WHAT NEEDS TO BE DONE – Leave out the pictures and restate the rest of the data exactly.

DATA SEGMENT –
○ ○ ○

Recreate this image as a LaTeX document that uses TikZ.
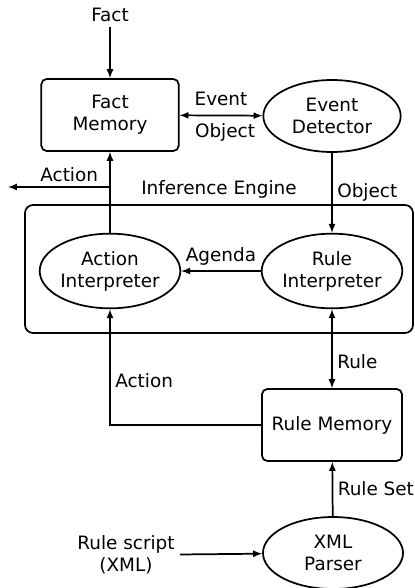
\documentclass[tikz,border=0pt]{standalone}
\usepackage{fontspec}
\setmainfont{DejaVu Sans}
\usetikzlibrary{arrows,calc,shapes.geometric,positioning}

\begin{document}
\begin{tikzpicture}[x=0.75pt,y=-0.75pt,>=latex,line width=1.3pt,
  font=\fontsize{13.8}{16.5}\selectfont,
  box/.style={draw,rounded corners=4pt,minimum width=103pt,minimum height=54pt,align=center},
  oval/.style={draw,ellipse,minimum width=103pt,minimum height=56pt,inner sep=0pt,align=center}]
\useasboundingbox (0,0) rectangle (414,588);
% engine frame
\node[draw,rounded corners=6pt,minimum width=291pt,minimum height=96pt,label={[label distance=0pt]above:Inference Engine}] (engine) at (219,269) {};
% nodes
\node[box] (factmem) at (110,115) {Fact\\Memory};
\node[oval,minimum height=54pt] (evdet) at (332,116) {Event\\Detector};
\node[oval] (actint) at (110,271) {Action\\Interpreter};
\node[oval] (ruleint) at (332,271) {Rule\\Interpreter};
\node[box,minimum width=105pt] (rulemem) at (332,425) {Rule Memory};
\node[oval,minimum width=105pt,minimum height=54pt] (xml) at (333,553) {XML\\Parser};
\node (fact) at (110,15) {Fact};
\node[align=center] (script) at (126,555) {Rule script\\(XML)};
\coordinate (split) at (110,187);
\coordinate (out) at (8,187);
% connectors
\draw[->] (fact) -- (factmem);
\draw[<->] (factmem) -- node[above=3pt]{Event} node[below=2pt,xshift=3pt]{Object} (evdet);
\draw[->] (evdet) -- node[right]{Object} (ruleint);
\draw[->] (ruleint) -- node[above]{Agenda} (actint);
\draw[->] (actint) -- (factmem);
\draw[->] (split) -- node[above,pos=0.4]{Action} (out);
\draw[<->] (ruleint) -- node[right,pos=0.66]{Rule} (rulemem);
\draw[->] (rulemem.west) -| node[right,pos=0.69]{Action} (actint);
\draw[->] (xml) -- node[right]{Rule Set} (rulemem);
\draw[->] (script) -- (xml);
\end{tikzpicture}
\end{document}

○ ○ ○

CORRECT RESULT –
Recreate this image as a LaTeX document that uses TikZ.
\documentclass[tikz,border=0pt]{standalone}
\usepackage{fontspec}
\setmainfont{DejaVu Sans}
\usetikzlibrary{arrows,calc,shapes.geometric,positioning}

\begin{document}
\begin{tikzpicture}[x=0.75pt,y=-0.75pt,>=latex,line width=1.3pt,
  font=\fontsize{13.8}{16.5}\selectfont,
  box/.style={draw,rounded corners=4pt,minimum width=103pt,minimum height=54pt,align=center},
  oval/.style={draw,ellipse,minimum width=103pt,minimum height=56pt,inner sep=0pt,align=center}]
\useasboundingbox (0,0) rectangle (414,588);
% engine frame
\node[draw,rounded corners=6pt,minimum width=291pt,minimum height=96pt,label={[label distance=0pt]above:Inference Engine}] (engine) at (219,269) {};
% nodes
\node[box] (factmem) at (110,115) {Fact\\Memory};
\node[oval,minimum height=54pt] (evdet) at (332,116) {Event\\Detector};
\node[oval] (actint) at (110,271) {Action\\Interpreter};
\node[oval] (ruleint) at (332,271) {Rule\\Interpreter};
\node[box,minimum width=105pt] (rulemem) at (332,425) {Rule Memory};
\node[oval,minimum width=105pt,minimum height=54pt] (xml) at (333,553) {XML\\Parser};
\node (fact) at (110,15) {Fact};
\node[align=center] (script) at (126,555) {Rule script\\(XML)};
\coordinate (split) at (110,187);
\coordinate (out) at (8,187);
% connectors
\draw[->] (fact) -- (factmem);
\draw[<->] (factmem) -- node[above=3pt]{Event} node[below=2pt,xshift=3pt]{Object} (evdet);
\draw[->] (evdet) -- node[right]{Object} (ruleint);
\draw[->] (ruleint) -- node[above]{Agenda} (actint);
\draw[->] (actint) -- (factmem);
\draw[->] (split) -- node[above,pos=0.4]{Action} (out);
\draw[<->] (ruleint) -- node[right,pos=0.66]{Rule} (rulemem);
\draw[->] (rulemem.west) -| node[right,pos=0.69]{Action} (actint);
\draw[->] (xml) -- node[right]{Rule Set} (rulemem);
\draw[->] (script) -- (xml);
\end{tikzpicture}
\end{document}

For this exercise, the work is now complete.